Nobel winner I.B. Singer dies at 87


Isaac Bashevis Singer, whose vivid evocations of Jewish life in his native Poland and of his experiences as an immigrant in America won him the Nobel Prize in Literature, died yesterday. He was 87 and lived in Surfside, Fla.

Singer died of several strokes, his wife Alma said.

Singer's stories and novels, written in Yiddish, often dealt with his upbringing as a rabbi's son in Warsaw and in a small town in eastern Poland and were redolent of the mysticism of Jewish folklore. But he also wrote about loneliness in drab cafeterias, worldliness in Miami Beach and chance acquaintanceship on the sidewalks of upper Broadway.

Throughout his career, he wrote about human passions and high emotions.

"God gave us so many emotions and such strong ones," he once said in an interview. "Every human being, even if he is an idiot, is a millionaire in emotions."

Even after decades in the United States Singer kept using Yiddish for the long succession of short stories, novels, memoirs and children's books he wrote.

Singer's more than 30 books ranged from the novel "Satan in Goray," which came out in 1935, to another novel, "Scum," which was serialized in the Jewish Daily Forward in 1967 and published in book form this year. They include the much-praised "A Crown of Feathers" (1973) and other short-story collections. Many of his stories also appeared in The New Yorker.

Singer was a modest man with an unassuming and unliterary style of life: He liked to wear plain business suits and he preferred dairy restaurants to writers' bars. But his life was enlivened by his passion for metaphysics, his eye for a pretty ankle and his occasional flair for the dramatic; when he gave his Nobel Prize lecture in December 1978, he startled the dignitaries in the Stockholm auditorium by breaking into Yiddish.

In awarding him the prize, he said, the Swedish Academy was also honoring "a loshon fun golus, ohn a land, ohn grenitzen, nisht gshtitzt fun kein shum meluchoch" -- "a language of exile, without a land, without frontiers, not supported by any government."

Singer was one of several 20th-century Yiddish writers, including his older brother, I.J. Singer, Chaim Grade and Sholem Asch, who carried on the tradition of Mendele Mokher Sforim and other great Yiddish novelists of the 1800s.

Isaac Singer's skill in using the language was a matter of pride with him, so much so, the story goes, that one day in the '30s, when he was a new, low-ranking contributor to the Jewish Daily Forward, he flew into a rage when an editor tried to give him advice on writing.

"Don't try to teach me Yiddish!" Singer shouted. "I know how to write Yiddish!"

Isaac Bashevis Singer was born on July 14, 1904, to Bathsheba Zylberman Singer in Radzymin, a flour-milling town 15 miles northeast of Warsaw. When he was 4, his family moved to Warsaw, and his father set up a rabbinical court in the shabby building where they lived.

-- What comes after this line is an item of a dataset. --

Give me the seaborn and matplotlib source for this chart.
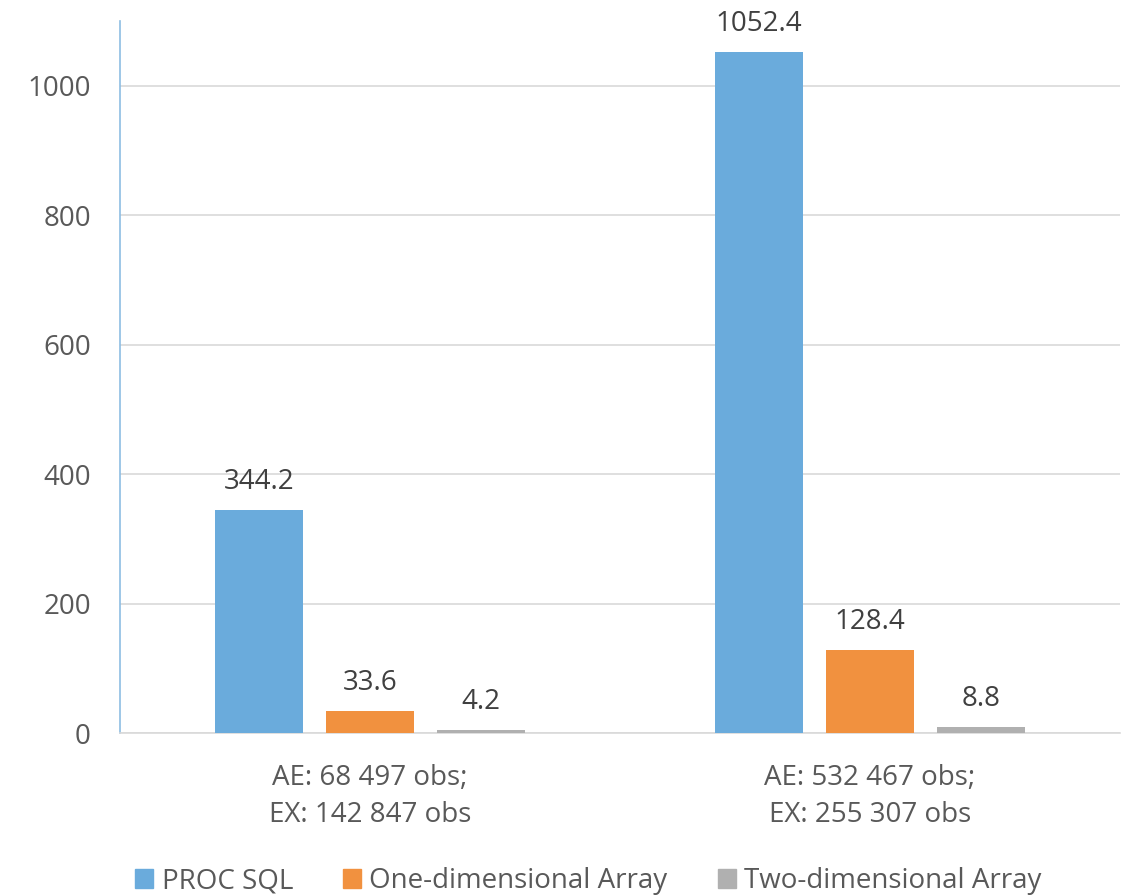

As a boy, Isaac received a traditional Jewish schooling and spent time with his maternal grandmother in the small town of Bilgoraj, in the countryside of eastern Poland. His parents wanted him to be a rabbi, and he obliged them by enrolling at the Tachkemoni Rabbinical Seminary in Warsaw.

But in his early 20s Singer made a momentous decision: he would drop his religious studies and become a secular writer. In taking the step, he was greatly influenced by his older brother, whose full name was Israel Joseph Singer.

Soon he began having book reviews and short stories published. His first work was in Hebrew, but then he made another momentous decision. Finding that ancient tongue confining -- "Nobody spoke it where I lived," he recalled -- he began writing in Yiddish.

In 1935, having become alarmed at the growing menace of Nazism and the worsening conditions among Polish Jews, Singer set sail for the United States, where his brother had settled.

"The Family Moskat" appeared in book form in Yiddish in 1945, dedicated to the memory of I.J. Singer, who had died in 1944. An English translation was published in 1950 and received enthusiastic reviews.

"Enemies: A Love Story," which was the first of Singer's novels to be set in the United States, came out in 1970. It was about Jewish survivors of the Holocaust who felt guilty about having survived.

The 1983 Hollywood musical "Yentl," based on Singer's story "Yentl, the Yeshiva Boy," and starring Barbra Streisand, got mixed reviews including a negative reaction from Singer himself. "I did not find artistic merit, neither in the adaptation, nor in the directing," he wrote in 1984. "There was too much singing, much too much."

A 1972 novel by Singer, "Enemies, a Love Story," had a happier fate as a 1989 movie with the same title, directed and produced by Paul Mazursky. Janet Maslin, in The Times, called it a "deeply felt, fiercely evocative adaption" of the "brilliantly enigmatic novel" about Holocaust survivors in the New York of 1949.

In addition to his wife, he is survived by a son from an earlier marriage, Israel Zamir, of Gilboa, Israel, a writer and translator, and four grandchildren.